Quando a gente pensa que o nível do debate político no Brasil chegou ao fundo do poço, invariavelmente descobre que ali há um subsolo. A campanha eleitoral deste ano tem sido marcada pela repetição de um gesto que povoou a infância dos anos 60, 70 e 80, a arminha com as mãos feita pelos que brincavam de índio e cowboy, de polícia e bandido. Não tenho a menor dúvida de que é um gesto repetido com a mesma seriedade e profundidade das crianças de tempos atrás.
É absolutamente deprimente que seja levado a sério por gente crescida, adultos pensantes que deveriam estar preocupados com a infinidade de mudanças necessárias em um país mergulhado numa crise econômica, institucional e moral. Mas, enfim, vamos fazer a arminha com a mão mesmo, que nos remete a um passado seguro em que éramos heróis do quintal, do quarteirão, resolvíamos tudo a golpe de frase feita e depois voltávamos para o aconchego do colinho de mamãe contar as vitórias ou lamber as feridas.
Agora, a infantilização da política está chegando ao nível do abismo, já que líderes reagem de forma cada vez mais constrangedora a tragédias da vida real que exigiriam de qualquer adulto um mínimo de maturidade. Confesso sinceramente: pensei não ser possível algo mais embaraçoso que a foto do candidato Jair Bolsonaro, milagrosamente vivo após um atentado covarde, fazendo o infantil sinal de arminha com as mãos no leito do hospital. Era apenas o começo. Viriam ainda as fotos da cicatriz, da colostomia e do conteúdo da bolsa de colostomia.

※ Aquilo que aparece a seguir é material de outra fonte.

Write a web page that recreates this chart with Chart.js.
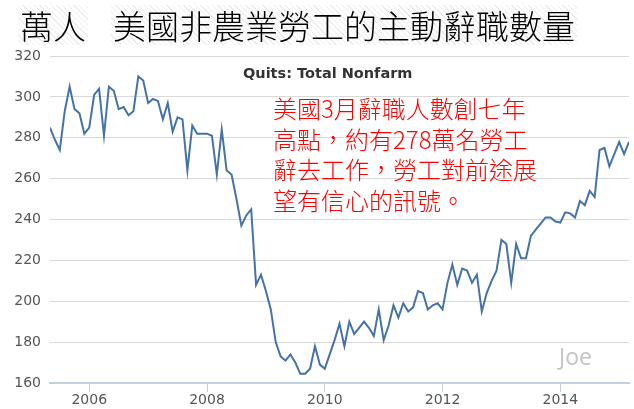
<!DOCTYPE html>
<html>
<head>
<meta charset="utf-8">
<script src="https://cdn.jsdelivr.net/npm/chart.js@4/dist/chart.umd.min.js"></script>
<style>
  body { margin: 0; background: #fff; }
  #wrap { position: relative; width: 634px; height: 409px; }
  canvas { position: absolute; left: 0; top: 0; }
  .hatch {
    position: absolute;
    background: repeating-linear-gradient(45deg, #fff 0 3px, #ececec 3px 4px);
    font-family: "Noto Sans CJK TC", sans-serif;
    font-weight: 300;
    font-size: 33px;
    line-height: 40px;
    color: #000;
    white-space: nowrap;
  }
  #unit { left: 18px; top: 5px; padding: 0 2px; }
  #title { left: 111px; top: 5px; padding: 0 2px; }
  #subtitle {
    position: absolute; left: 243px; top: 65px;
    font: bold 14.5px "DejaVu Sans", sans-serif; color: #333;
  }
  #note {
    position: absolute; left: 273px; top: 93px;
    font-family: "Noto Sans CJK TC", sans-serif;
    font-weight: 300;
    font-size: 24px; line-height: 30.5px; color: #ff0000;
    white-space: nowrap;
  }
  #sign {
    position: absolute; left: 559px; top: 340px;
    font: 23px "Open Sans", sans-serif; color: #c4c4c4;
  }
</style>
</head>
<body>
<div id="wrap">
  <canvas id="quits-chart" width="634" height="409"></canvas>
  <div class="hatch" id="unit">萬人</div>
  <div class="hatch" id="title">美國非農業勞工的主動辭職數量</div>
  <div id="subtitle">Quits: Total Nonfarm</div>
  <div id="note">美國3月辭職人數創七年<br>高點，約有278萬名勞工<br>辭去工作，勞工對前途展<br>望有信心的訊號。</div>
  <div id="sign">Joe</div>
</div>
<script>
// 月資料：2005年5月 ~ 2015年3月（萬人）
const startYear = 2005;
const startMonth = 5;
const quits = [
  285, 279, 274, 293, 305, 294, 292, 282,
  285, 301, 304, 281, 305, 303, 294, 295, 291, 293, 310, 308,
  297, 299, 298, 289, 297, 283, 290, 289, 264, 286, 282, 282,
  282, 281, 262, 284, 264, 262, 250, 237, 242, 245, 208, 213,
  205, 196, 180, 173, 171, 174, 170, 164.5, 164.5, 167, 178, 169,
  167, 174, 181, 189, 178, 190, 184, 187, 190, 187, 183, 196,
  181, 188, 198, 192, 199, 195, 197, 205, 204, 196, 198, 199,
  196, 209, 218, 208, 216, 215, 209, 213, 195, 204, 210, 215,
  230, 228, 209, 228, 221, 221, 232, 235, 238, 241, 241, 239,
  238.5, 243.5, 243, 241, 249, 247, 254, 251, 274, 275, 266, 272,
  278, 272, 278
];
const tickYears = [2006, 2008, 2010, 2012, 2014];
const yTicks = [160, 180, 200, 220, 240, 260, 280, 300, 320];

const points = quits.map((v, i) => ({
  x: startYear + (startMonth - 1 + i) / 12,
  y: v
}));

const TICK_FONT = { family: 'DejaVu Sans', size: 14 };

new Chart(document.getElementById('quits-chart'), {
  type: 'line',
  data: {
    datasets: [{
      label: 'Quits: Total Nonfarm',
      data: points,
      borderColor: '#4572a7',
      borderWidth: 2,
      pointRadius: 0,
      tension: 0,
      fill: false
    }]
  },
  options: {
    responsive: false,
    animation: false,
    devicePixelRatio: 1,
    layout: { padding: { top: 56, right: 5, left: 0, bottom: 0 } },
    plugins: {
      legend: { display: false },
      tooltip: { enabled: false }
    },
    scales: {
      x: {
        type: 'linear',
        min: points[0].x,
        max: points[points.length - 1].x,
        afterBuildTicks: s => { s.ticks = tickYears.map(v => ({ value: v })); },
        afterFit: s => { s.height = 26; },
        ticks: {
          color: '#555',
          font: TICK_FONT,
          autoSkip: false,
          maxRotation: 0,
          padding: 0,
          callback: v => String(v)
        },
        grid: { drawOnChartArea: false, tickLength: 9, color: '#c0d0e0' },
        border: { color: '#c0d0e0', width: 2 }
      },
      y: {
        min: yTicks[0],
        max: yTicks[yTicks.length - 1],
        afterBuildTicks: s => { s.ticks = yTicks.map(v => ({ value: v })); },
        afterFit: s => { s.width = 50; },
        ticks: { color: '#555', font: TICK_FONT, padding: 9 },
        grid: { color: '#d9d9d9', drawTicks: false },
        border: { display: false }
      }
    }
  }
});
</script>
</body>
</html>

Como forças complementares no espectro político, o PT e o grupo de Jair Bolsonaro também são forças complementares na boçalidade da discussão política. Nos últimos anos, ambos os grupos se fortaleceram por meio de trocas de xingamentos, processos judiciais, cuspes, lacradas e agora um código de gestual infantil simulando armas. Já que um grupo tem a arminha de mão, o outro precisa ter coisa pior, não é? Pronto, surgiu o gesto de faca nas eleições.
O vídeo mostra o encontro de uma caravana de petistas com um grupo que promovia a candidatura do convalescente Jair Bolsonaro. Aqueles que estão no caminhão, na maior alegria, fazem gestos simulando um esfaqueamento assim que vêem os adversários. Difícil encontrar adjetivos para classificar o nível da prática política.

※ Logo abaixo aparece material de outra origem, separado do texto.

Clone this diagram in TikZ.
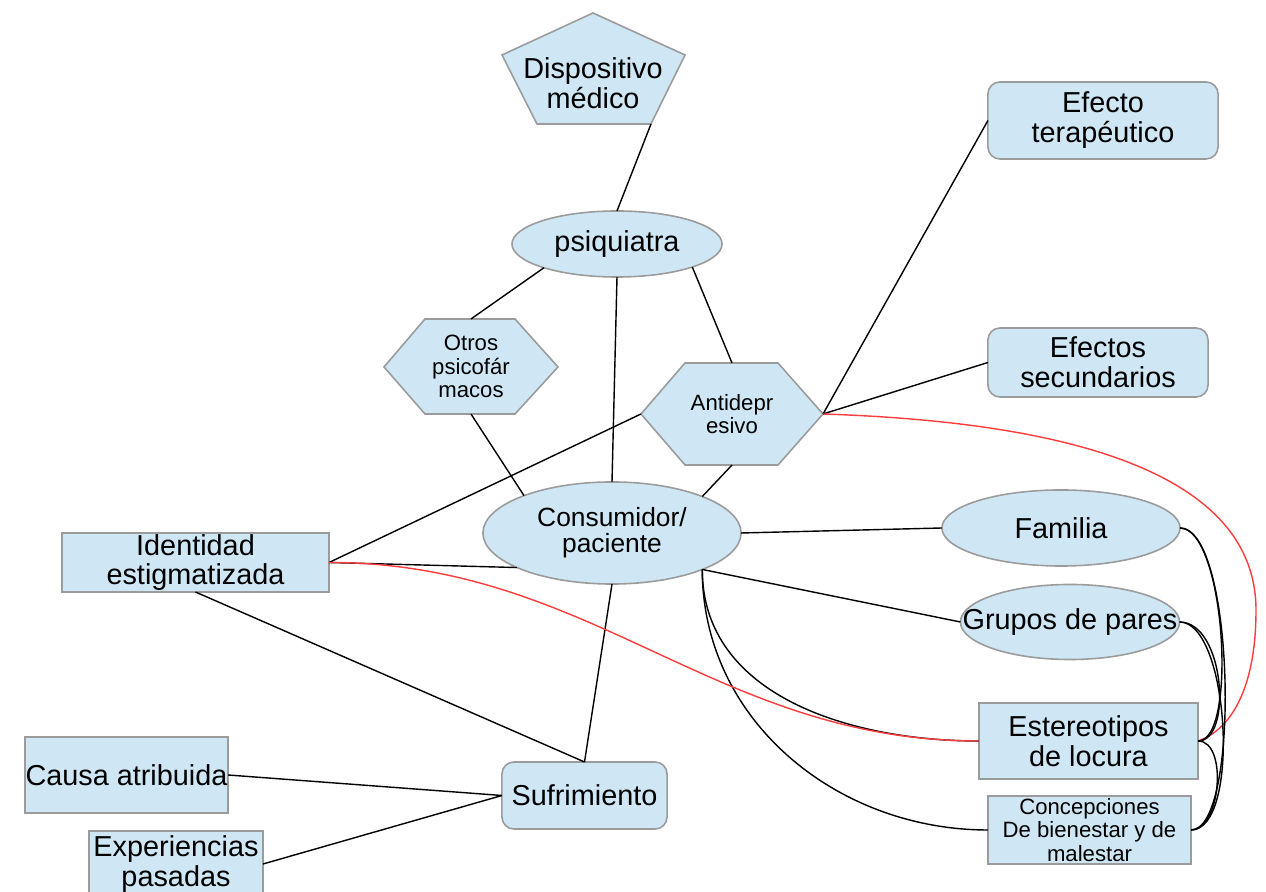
\documentclass[tikz,border=0pt]{standalone}
\usepackage{fontspec}
\setmainfont{Liberation Sans}
\usetikzlibrary{shapes.geometric,calc}
\definecolor{paleblue}{RGB}{207,231,245}
\definecolor{edgegray}{RGB}{155,155,155}
\definecolor{linkred}{RGB}{255,60,60}

\tikzset{
  shp/.style={fill=paleblue,draw=edgegray,line width=0.45pt},
  big/.style={font=\fontsize{8.2}{8.5}\selectfont},
  small/.style={font=\fontsize{6.3}{6.6}\selectfont},
  box/.style={shp,big,rectangle,inner sep=0pt,outer sep=0pt,align=center},
  rbox/.style={box,rounded corners=0.12cm},
  oval/.style={shp,big,ellipse,inner sep=0pt,outer sep=0pt},
  lbl/.style={inner sep=0pt,outer sep=0pt,align=center},
  link/.style={line width=0.4pt,black},
  redlink/.style={line width=0.4pt,linkred}
}

\begin{document}
\begin{tikzpicture}[x=0.01cm,y=-0.01cm]
\useasboundingbox (0,0) rectangle (1266,892);
\clip (0,0) rectangle (1266,892);

% pentagon and hexagons
\draw[shp] (593,13) -- (685,55) -- (651,124) -- (537,124) -- (502,55) -- cycle;
\draw[shp] (384,367) -- (425,319) -- (515,319) -- (558,367) -- (515,414) -- (425,414) -- cycle;
\draw[shp] (641,414) -- (685,363) -- (778,363) -- (823,414) -- (778,465) -- (685,465) -- cycle;

\node[lbl,big] (disp) at (593,83) {Dispositivo\\médico};
\coordinate (dispc) at (651,124);
\node[lbl,small,minimum width=1.74cm,minimum height=0.95cm] (otros) at (471,366.5) {Otros\\psicofár\\macos};
\node[lbl,small,minimum width=1.82cm,minimum height=1.02cm] (antidep) at (732,414) {Antidepr\\esivo};

\node[oval,minimum width=2.10cm,minimum height=0.66cm] (psiq) at (617,244) {psiquiatra};
\node[oval,align=center,font=\fontsize{7.5}{7.4}\selectfont,minimum width=2.58cm,minimum height=1.02cm] (cons) at (612,533) {Consumidor/\\paciente};
\node[oval,minimum width=2.38cm,minimum height=0.76cm] (fam) at (1061,528) {Familia};
\node[oval,minimum width=2.19cm,minimum height=0.75cm] (grupos) at (1070,622) {\makebox[0pt]{Grupos de pares}};

\node[rbox,minimum width=2.30cm,minimum height=0.77cm] (efecto) at (1103,120.5) {Efecto\\terapéutico};
\node[rbox,minimum width=2.20cm,minimum height=0.69cm] (efsec) at (1098,362.5) {Efectos\\secundarios};
\node[box,minimum width=2.19cm,minimum height=0.76cm] (ester) at (1088.5,741) {Estereotipos\\de locura};
\node[box,small,minimum width=2.03cm,minimum height=0.68cm] (concep) at (1089.5,830) {Concepciones\\De bienestar y de\\malestar};
\node[box,minimum width=2.67cm,minimum height=0.59cm] (ident) at (195.5,562.5) {Identidad\\estigmatizada};
\node[box,minimum width=2.03cm,minimum height=0.76cm] (causa) at (126.5,775) {Causa atribuida};
\node[box,minimum width=1.74cm,minimum height=0.66cm] (exper) at (176,864) {Experiencias\\pasadas};
\node[rbox,minimum width=1.65cm,minimum height=0.67cm] (suf) at (584.5,795.5) {Sufrimiento};

% straight links
\draw[link] (dispc) -- (psiq.north);
\draw[link] (psiq.198) -- (otros.north);
\draw[link] (psiq.south) -- (cons.north);
\draw[link] (psiq.343) -- (antidep.north);
\draw[link] (otros.south) -- (cons.157);
\draw[link] (antidep.south) -- (cons.22);
\draw[link] (antidep.west) -- (ident.east);
\draw[link] (cons.200) -- (ident.east);
\draw[link] (antidep.east) -- (efecto.west);
\draw[link] (antidep.east) -- (efsec.west);
\draw[link] (cons.east) -- (fam.west);
\draw[link] (cons.338) -- (grupos.west);
\draw[link] (cons.south) -- (suf.north);
\draw[link] (ident.south) -- (suf.north);
\draw[link] (causa.east) -- (suf.west);
\draw[link] (exper.east) -- (suf.west);

% curved links
\draw[link] (cons.338) .. controls +(0,127) and +(-127,0) .. (ester.west);
\draw[link] (cons.338) .. controls +(0,151) and +(-151,0) .. (concep.west);
\draw[redlink] (ident.east) .. controls +(264,0) and +(-264,0) .. (ester.west);
\draw[redlink] (antidep.east) .. controls (1000,420) and (1256,450) .. (1256,610)
  .. controls (1256,690) and (1230,730) .. (ester.east);
\draw[link] (fam.east) .. controls +(55,0) and +(50,0) .. (concep.east);
\draw[link] (fam.east) .. controls +(45,0) and +(40,0) .. (ester.east);
\draw[link] (grupos.east) .. controls +(50,0) and +(50,0) .. (concep.east);
\draw[link] (grupos.east) .. controls +(45,0) and +(35,0) .. (ester.east);
\draw[link] (ester.east) .. controls +(30,0) and +(30,0) .. (concep.east);
\end{tikzpicture}
\end{document}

O filho de Jair Bolsonaro, Flavio Bolsonaro, resolveu alimentar o debate. Favorável ao sinal de arminha, é contrário ao de faca.
“Acredite se quiser, é isso mesmo que você acabou de assistir nesse vídeo. Petistas fazendo o sinal de faca para uma equipe nossa de voluntários que se encontrava ali na calçada, em Vilar dos Teles, no município de São João de Meriti, aqui no RJ. Qual o limite para a maldade e a insensibilidade dessas pessoas? Tá mais do que claro quem são os intolerantes. Meus amigos, daqui a pouco vocês vão decidir que Brasil vocês querem para o futuro. Está em suas mãos.” – diz o filho de Bolsonaro, candidato ao Senado.

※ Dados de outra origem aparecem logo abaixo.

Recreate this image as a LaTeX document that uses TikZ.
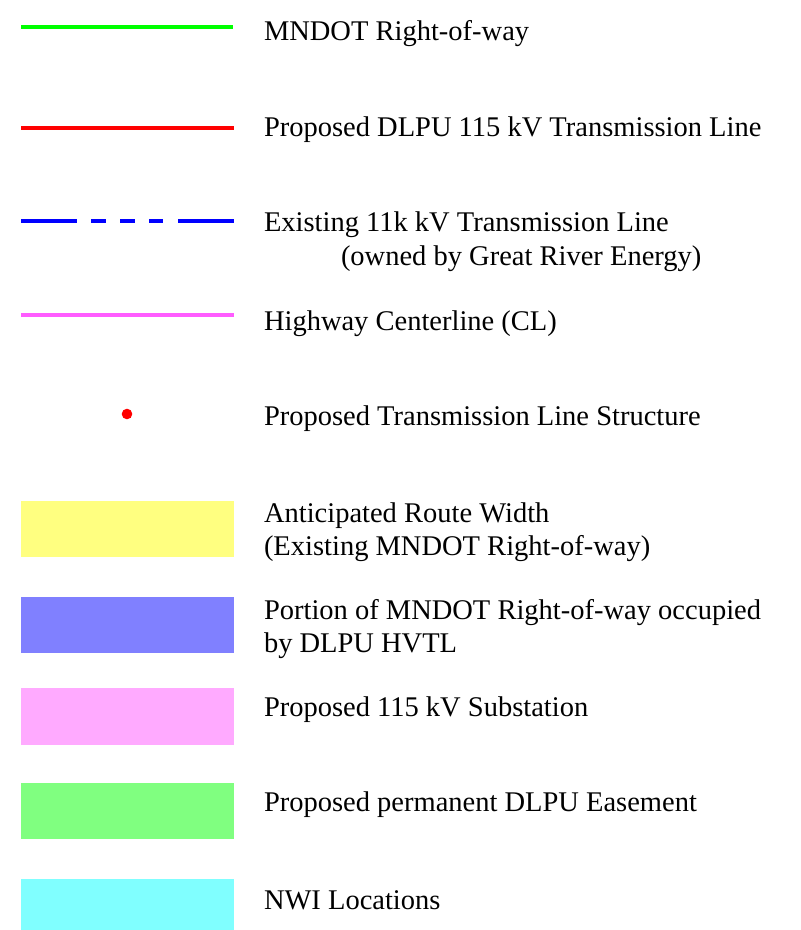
\documentclass[tikz,border=0pt]{standalone}
\usepackage{fontspec}
\setmainfont{Liberation Serif}
\begin{document}
\begin{tikzpicture}[x=1bp,y=-1bp,
  lbl/.style={anchor=base west,inner sep=0pt,outer sep=0pt,font=\fontsize{28.5bp}{33bp}\selectfont},
  legline/.style={line width=4bp},
  legbox/.style={draw=none}]
\useasboundingbox (0,0) rectangle (801,930);
\clip (0,0) rectangle (801,930);
\definecolor{lgreen}{HTML}{00FF00}
\definecolor{lred}{HTML}{FF0000}
\definecolor{lblue}{HTML}{0000FF}
\definecolor{lmag}{HTML}{FF5CFF}
\definecolor{fyellow}{HTML}{FFFF80}
\definecolor{fblue}{HTML}{8080FF}
\definecolor{fpink}{HTML}{FFAAFF}
\definecolor{fgreen}{HTML}{80FF80}
\definecolor{fcyan}{HTML}{80FFFF}
% lines
\coordinate (g1) at (21,27); \coordinate (g2) at (233,27);
\draw[legline,lgreen] (g1) -- (g2);
\coordinate (r1) at (21,128); \coordinate (r2) at (234,128);
\draw[legline,lred] (r1) -- (r2);
\coordinate (b1) at (21,221); \coordinate (b2) at (234,221);
\draw[legline,lblue,dash pattern=on 56bp off 14bp on 15bp off 14bp on 15bp off 14bp on 14bp off 15bp on 60bp] (b1) -- (b2);
\coordinate (m1) at (21,314.5); \coordinate (m2) at (234,314.5);
\draw[legline,lmag] (m1) -- (m2);
\fill[lred] (127,414) circle (5.3bp);
% boxes
\fill[fyellow] (21,501) rectangle (234,557);
\fill[fblue] (21,597) rectangle (234,653);
\fill[fpink] (21,688) rectangle (234,745);
\fill[fgreen] (21,783) rectangle (234,839);
\fill[fcyan] (21,879) rectangle (234,935);
% labels
\node[lbl] (t1) at (264,40.3) {MNDOT Right-of-way};
\node[lbl] (t2) at (264,136) {Proposed DLPU 115 kV Transmission Line};
\node[lbl] (t3) at (264,231) {Existing 11k kV Transmission Line};
\node[lbl] (t3b) at (341,265) {(owned by Great River Energy)};
\node[lbl] (t4) at (264,330.5) {Highway Centerline (CL)};
\node[lbl] (t5) at (264,425.5) {Proposed Transmission Line Structure};
\node[lbl] (t6) at (264,522) {Anticipated Route Width};
\node[lbl] (t6b) at (264,555) {(Existing MNDOT Right-of-way)};
\node[lbl] (t7) at (264,619.5) {Portion of MNDOT Right-of-way occupied};
\node[lbl] (t7b) at (264,652.5) {by DLPU HVTL};
\node[lbl] (t8) at (264,716) {Proposed 115 kV Substation};
\node[lbl] (t9) at (264,811.7) {Proposed permanent DLPU Easement};
\node[lbl] (t10) at (264,909) {NWI Locations};
\end{tikzpicture}
\end{document}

A maior semelhança entre as forças envolvidas no debate do “sinal de arminha” x “sinal de faca” é sempre condenar o do outro e justificar o próprio, utilizando argumentos que exigem dos demais que esqueçam o passado dos líderes políticos que idolatram como deuses. Se Flavio Bolsonaro tem razão em uma coisa, é na última frase de seu vídeo: “Está em suas mãos”.
Um povo que segue como gado líderes políticos endeusados, que reagem de maneira absolutamente infantil e birrenta a toda e qualquer adversidade ou crítica, está ensinando aos políticos como aceita ser tratado. Eles aprendem rapidinho.